The vice-chancellors will meet to discuss a range of proposals amid growing frustration and anger over university funding. Earlier last month they refused to hear a speech by Eric Forth, the education minister, which was due to have been read to them by a senior civil servant. Instead they issued a statement saying that the cuts were "catastrophic" and that they would have to cut student numbers to cope.

The Government says universities can make up for cuts of pounds 51m in their building and refurbishment programmes in the next three years by striking up partnerships with the private sector, but universities say this is unlikely to happen. Cuts of a further pounds 50m are being made in their day- to-day spending.

Vice-chancellors have called for a scheme under which students would repay part of their fees, and this will also be discussed at their next meeting. But neither of the main political parties is likely to commit itself to such a proposal before the next general election.

The executive of the Committee of Vice-Chancellors and Principals (CVCP) will meet this month to draw up a range of options to be discussed when more than 100 university heads meet next month. These are likely to include a boycott of the Teaching Quality Assessments, which are carried out by the Higher Education Funding Council for England (HEFCE).

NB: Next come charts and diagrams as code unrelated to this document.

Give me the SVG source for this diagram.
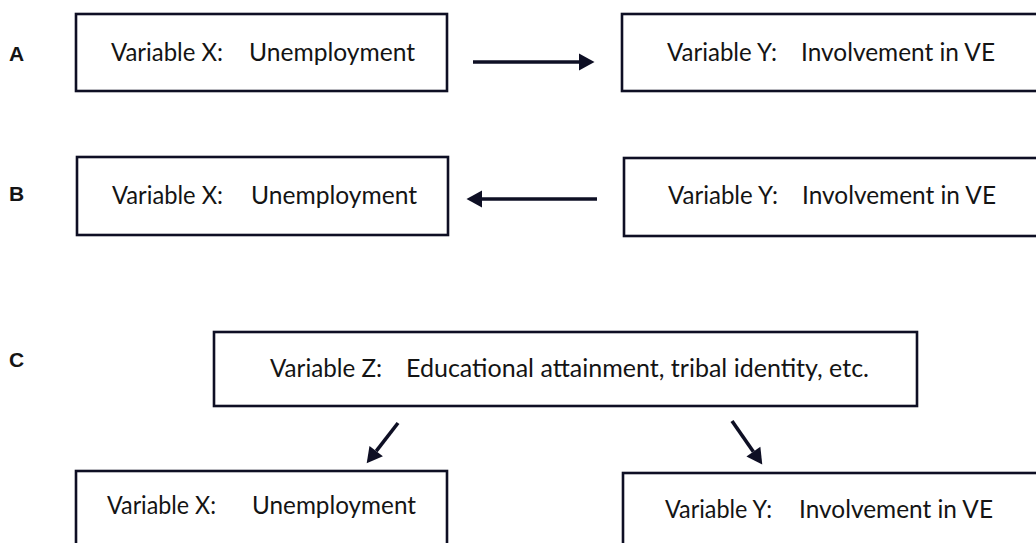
<svg xmlns="http://www.w3.org/2000/svg" width="1036" height="543" viewBox="0 0 1036 543">
  <style>
    .box { fill: #ffffff; stroke: #0e0f24; stroke-width: 2.6; }
    .t { font-family: Lato, "Open Sans", "Liberation Sans", sans-serif; font-size: 25px; fill: #141414; }
    .lbl { font-family: "Liberation Sans", Arial, sans-serif; font-weight: bold; font-size: 21px; fill: #141414; }
    .arr { stroke: #0e0f24; stroke-width: 3.6; fill: none; marker-end: url(#head); }
  </style>
  <defs>
    <marker id="head" markerUnits="userSpaceOnUse" markerWidth="16" markerHeight="17" refX="0" refY="8.5" orient="auto" overflow="visible">
      <path d="M0,0 L15.5,8.5 L0,17 z" fill="#0e0f24"/>
    </marker>
  </defs>
  <rect x="0" y="0" width="1036" height="543" fill="#ffffff"/>

  <g id="labels">
    <text class="lbl" x="9" y="61">A</text>
    <text class="lbl" x="9" y="201">B</text>
    <text class="lbl" x="9" y="367">C</text>
  </g>

  <g id="nodeA-X">
    <rect class="box" x="76" y="14" width="371" height="77"/>
    <text class="t" y="61"><tspan x="111" textLength="112" lengthAdjust="spacingAndGlyphs">Variable X:</tspan><tspan x="249" textLength="166" lengthAdjust="spacingAndGlyphs">Unemployment</tspan></text>
  </g>
  <g id="nodeA-Y">
    <rect class="box" x="622" y="14" width="420" height="77"/>
    <text class="t" y="61"><tspan x="667" textLength="110" lengthAdjust="spacingAndGlyphs">Variable Y:</tspan><tspan x="801" textLength="194" lengthAdjust="spacingAndGlyphs">Involvement in VE</tspan></text>
  </g>

  <g id="nodeB-X">
    <rect class="box" x="77" y="157" width="371" height="78"/>
    <text class="t" y="204"><tspan x="112" textLength="111" lengthAdjust="spacingAndGlyphs">Variable X:</tspan><tspan x="251" textLength="166" lengthAdjust="spacingAndGlyphs">Unemployment</tspan></text>
  </g>
  <g id="nodeB-Y">
    <rect class="box" x="624" y="158" width="420" height="78"/>
    <text class="t" y="204"><tspan x="668" textLength="110" lengthAdjust="spacingAndGlyphs">Variable Y:</tspan><tspan x="802" textLength="194" lengthAdjust="spacingAndGlyphs">Involvement in VE</tspan></text>
  </g>

  <g id="nodeC-Z">
    <rect class="box" x="214" y="332" width="703" height="74"/>
    <text class="t" y="377"><tspan x="270" textLength="112" lengthAdjust="spacingAndGlyphs">Variable Z:</tspan><tspan x="406" textLength="463" lengthAdjust="spacingAndGlyphs">Educational attainment, tribal identity, etc.</tspan></text>
  </g>
  <g id="nodeC-X">
    <rect class="box" x="76" y="471" width="371" height="82"/>
    <text class="t" y="514"><tspan x="107" textLength="109" lengthAdjust="spacingAndGlyphs">Variable X:</tspan><tspan x="252" textLength="164" lengthAdjust="spacingAndGlyphs">Unemployment</tspan></text>
  </g>
  <g id="nodeC-Y">
    <rect class="box" x="623" y="473" width="420" height="82"/>
    <text class="t" y="518"><tspan x="665" textLength="107" lengthAdjust="spacingAndGlyphs">Variable Y:</tspan><tspan x="799" textLength="194" lengthAdjust="spacingAndGlyphs">Involvement in VE</tspan></text>
  </g>

  <g id="connectors">
    <line class="arr" x1="473" y1="62" x2="579" y2="62"/>
    <line class="arr" x1="597" y1="199" x2="482" y2="199"/>
    <line class="arr" x1="398" y1="423" x2="376.2" y2="451.1"/>
    <line class="arr" x1="732" y1="421" x2="753.4" y2="451.7"/>
  </g>
</svg>
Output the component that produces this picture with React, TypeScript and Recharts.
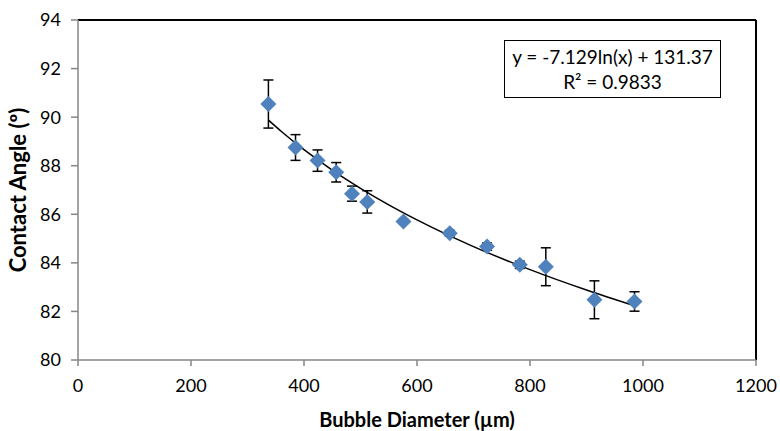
import React from "react";
import {
  ComposedChart,
  Scatter,
  Line,
  XAxis,
  YAxis,
  ErrorBar,
  ReferenceLine,
} from "recharts";

// measured points (bubble diameter in µm, contact angle in degrees, error)
const diameters = [337, 385, 424, 457, 485, 512, 576, 658, 724, 782, 828, 914, 985];
const angles = [90.54, 88.75, 88.21, 87.73, 86.85, 86.51, 85.7, 85.22, 84.67, 83.92, 83.84, 82.48, 82.41];
const errors = [0.99, 0.53, 0.44, 0.4, 0.31, 0.46, 0.08, 0.12, 0.15, 0.15, 0.78, 0.78, 0.4];

// log trendline
const trendX = [337, 360, 400, 450, 500, 550, 600, 700, 800, 900, 985];
const trendY = [89.88, 89.41, 88.66, 87.82, 87.07, 86.39, 85.77, 84.67, 83.72, 82.88, 82.23];

const xTicks = [0, 200, 400, 600, 800, 1000, 1200];
const yTicks = [80, 82, 84, 86, 88, 90, 92, 94];

const font = "Lato, 'Open Sans', sans-serif";
const axisGray = "#868686";

const points = diameters.map((d, i) => ({ x: d, y: angles[i], err: errors[i] }));
const trend = trendX.map((d, i) => ({ x: d, y: trendY[i] }));

const Diamond = (props: any) => {
  const { cx, cy } = props;
  const r = 8;
  return (
    <polygon
      points={`${cx},${cy - r} ${cx + r},${cy} ${cx},${cy + r} ${cx - r},${cy}`}
      fill="#4F81BD"
    />
  );
};

export default function App() {
  return (
    <div style={{ position: "absolute", left: 0, top: 0, width: 780, height: 431, background: "#fff", fontFamily: font }}>
      <ComposedChart width={780} height={431} margin={{ top: 20, right: 24, left: 8, bottom: 0 }}>
        <XAxis
          type="number"
          dataKey="x"
          domain={[0, 1200]}
          ticks={xTicks}
          allowDataOverflow
          stroke={axisGray}
          strokeWidth={1.5}
          tickSize={6}
          tickMargin={13}
          height={71}
          tick={{ fill: "#000", fontSize: 18, fontFamily: font }}
          label={{
            value: "Bubble Diameter (µm)",
            position: "insideBottom",
            offset: 4,
            style: { fill: "#000", fontSize: 20, fontWeight: 700, fontFamily: font },
          }}
        />
        <YAxis
          type="number"
          dataKey="y"
          domain={[80, 94]}
          ticks={yTicks}
          allowDataOverflow
          stroke={axisGray}
          strokeWidth={1.5}
          tickSize={7}
          tickMargin={10}
          width={70}
          tick={{ fill: "#000", fontSize: 18, fontFamily: font }}
          label={{
            value: "Contact Angle (º)",
            angle: -90,
            position: "insideLeft",
            offset: 0,
            dx: 10,
            style: { fill: "#000", fontSize: 22, fontWeight: 700, fontFamily: font, textAnchor: "middle" },
          }}
        />
        <ReferenceLine y={94} stroke="#000" strokeWidth={2} />
        <ReferenceLine x={1200} stroke="#000" strokeWidth={2} />
        <Line
          data={trend}
          dataKey="y"
          type="monotone"
          stroke="#000"
          strokeWidth={1.5}
          dot={false}
          activeDot={false}
          isAnimationActive={false}
        />
        <Scatter data={points} dataKey="y" shape={<Diamond />} isAnimationActive={false}>
          <ErrorBar dataKey="err" direction="y" width={5} stroke="#000" strokeWidth={1.5} />
        </Scatter>
      </ComposedChart>
      <div
        style={{
          position: "absolute",
          left: 504,
          top: 40,
          width: 217,
          height: 58,
          border: "1px solid #000",
          boxSizing: "border-box",
          textAlign: "center",
          fontSize: 19,
          lineHeight: "25px",
          paddingTop: 3,
          color: "#000",
        }}
      >
        <div>y = -7.129ln(x) + 131.37</div>
        <div>R² = 0.9833</div>
      </div>
    </div>
  );
}
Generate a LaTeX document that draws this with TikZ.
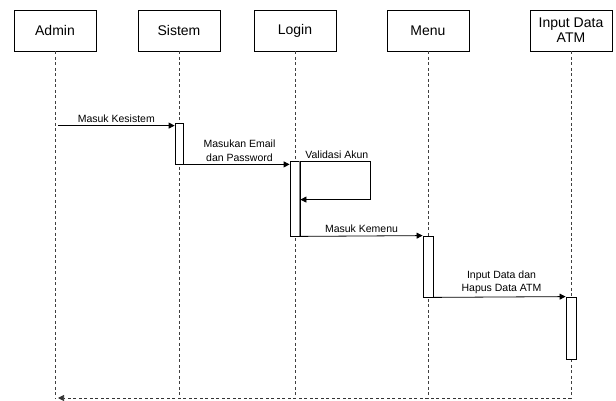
\documentclass[tikz,border=0pt]{standalone}
\usepackage{fontspec}
\setmainfont{Liberation Sans}
\usetikzlibrary{positioning,arrows.meta}

\begin{document}
\begin{tikzpicture}[x=1pt,y=-1pt,node distance=124pt,on grid,
    obj/.style={draw,line width=0.8pt,minimum width=82pt,minimum height=41pt,
      font=\fontsize{14}{15}\selectfont,align=center,inner sep=1pt},
    life/.style={draw=black!75,line width=0.7pt,dash pattern=on 3pt off 2.5pt},
    act/.style={draw,fill=white,line width=0.8pt,minimum width=8pt,inner sep=0pt},
    msg/.style={line width=0.8pt,-{Triangle[length=6pt,width=6pt]}},
    lbl/.style={font=\fontsize{10.5}{13.5}\selectfont,align=center,inner sep=2.5pt}]
   \useasboundingbox (0,0) rectangle (616,401);
   \node[obj] (admin) at (55,30.5) {Admin};
   \node[obj] (sistem) [right=124pt of admin] {Sistem};
   \node[obj] (login) [right=116pt of sistem] {Login};
   \node[obj] (menu) [right=133pt of login] {Menu};
   \node[obj] (atm) [right=143pt of menu] {Input Data\\ATM};
   % lifelines
   \foreach \o in {admin,sistem,login,menu,atm}
     \draw[life] (\o.south) -- (\o |- 0,398);
   % activation bars
   \node[act,minimum height=41pt] (actSistem) at (179,143.5) {};
   \node[act,minimum height=75pt,minimum width=10pt] (actLogin) at (295,198.5) {};
   \draw[black!50,line width=0.8pt] ([xshift=-1.5pt]actLogin.north east) -- ([xshift=-1.5pt]actLogin.south east);
   \node[act,minimum height=61pt,minimum width=10pt] (actMenu) at (428,266.5) {};
   \node[act,minimum height=62pt,minimum width=10pt] (actAtm) at (571,328) {};
   % messages
   \coordinate (m1) at ([yshift=-3pt]actSistem.north west);
   \draw[msg] ([xshift=3pt]admin |- m1) -- node[lbl,above] {Masuk Kesistem} (m1);
   \draw[msg] (actSistem.south east) -- node[lbl,above,xshift=3pt] {Masukan Email\\dan Password} (actLogin.west |- actSistem.south east);
   \coordinate (selfIn) at ([yshift=-39pt]actLogin.north east);
   \draw[msg] ([yshift=-1pt]actLogin.north east) -- ++(70,0) node[lbl,above,pos=0.52] {Validasi Akun} -- ++(0,38) -- (selfIn);
   \draw[msg] (actLogin.south east) -- node[lbl,above] {Masuk Kemenu} (actMenu.north west);
   \draw[msg] (actMenu.south east) -- node[lbl,above,xshift=2pt] {Input Data dan\\Hapus Data ATM} (actAtm.north west);
   \draw[life,draw=black!80,-{Triangle[length=6pt,width=6pt]}] (atm |- 0,398) -- ([xshift=3pt]admin |- 0,398);
\end{tikzpicture}
\end{document}
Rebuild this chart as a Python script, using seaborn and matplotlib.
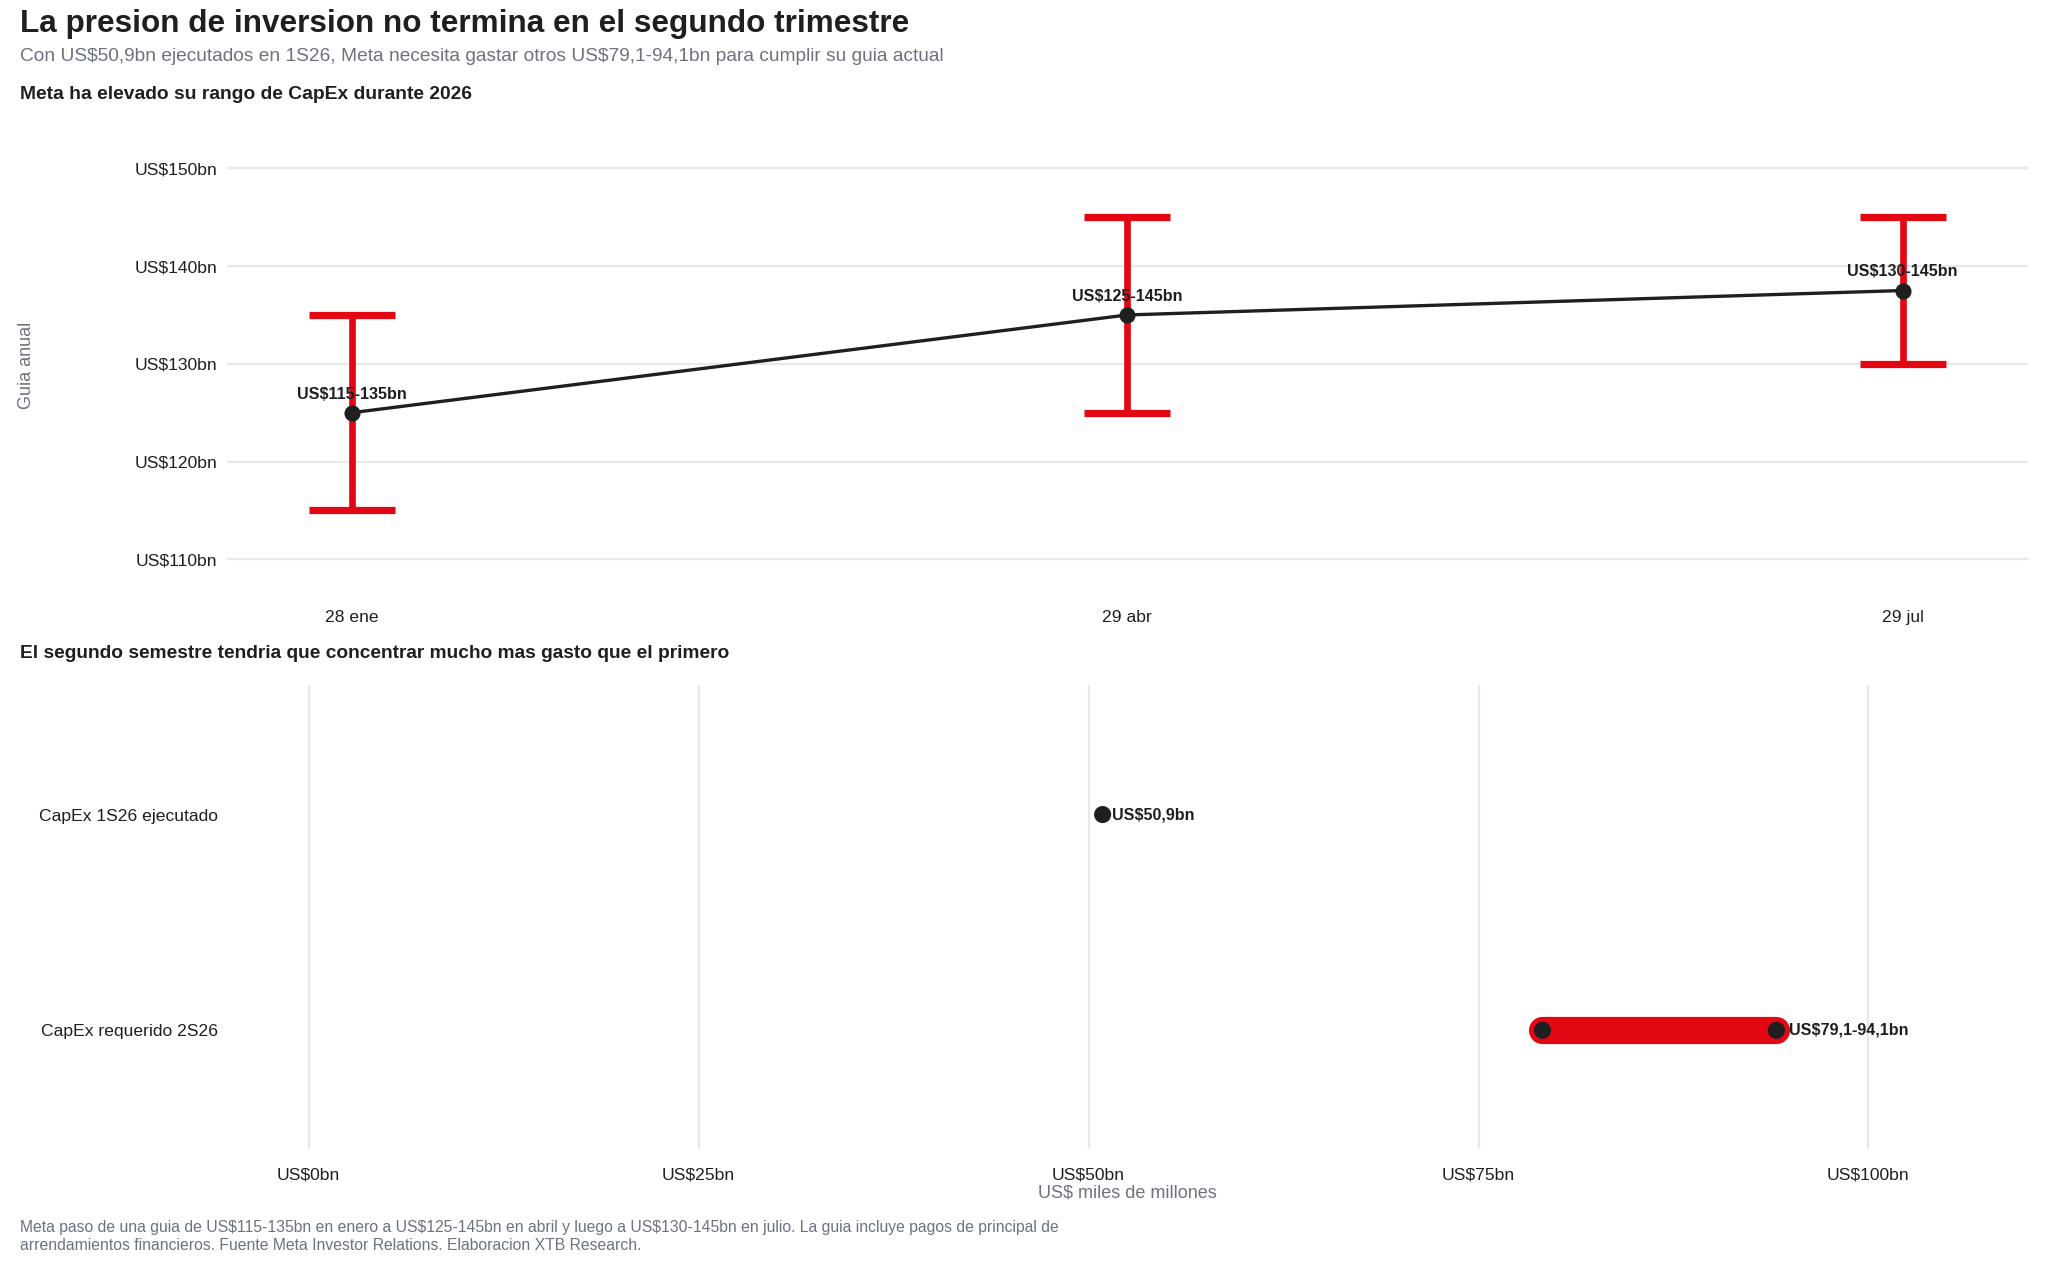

One vice-chancellor, who did not want to be named, said a number of his colleagues would support this option. "There are certainly some vice-chancellors who now believe it will not be possible to maintain quality in this funding regime, and so one option likely to be discussed is the extent to which full participation in quality assessment should be maintained," he said.

A HEFCE spokesman said it was working closely with the vice-chancellors to develop quality assurance arrangements. "In the light of the progress being made it would be extremely surprising if the CVCP wished to take any action which would harm this process."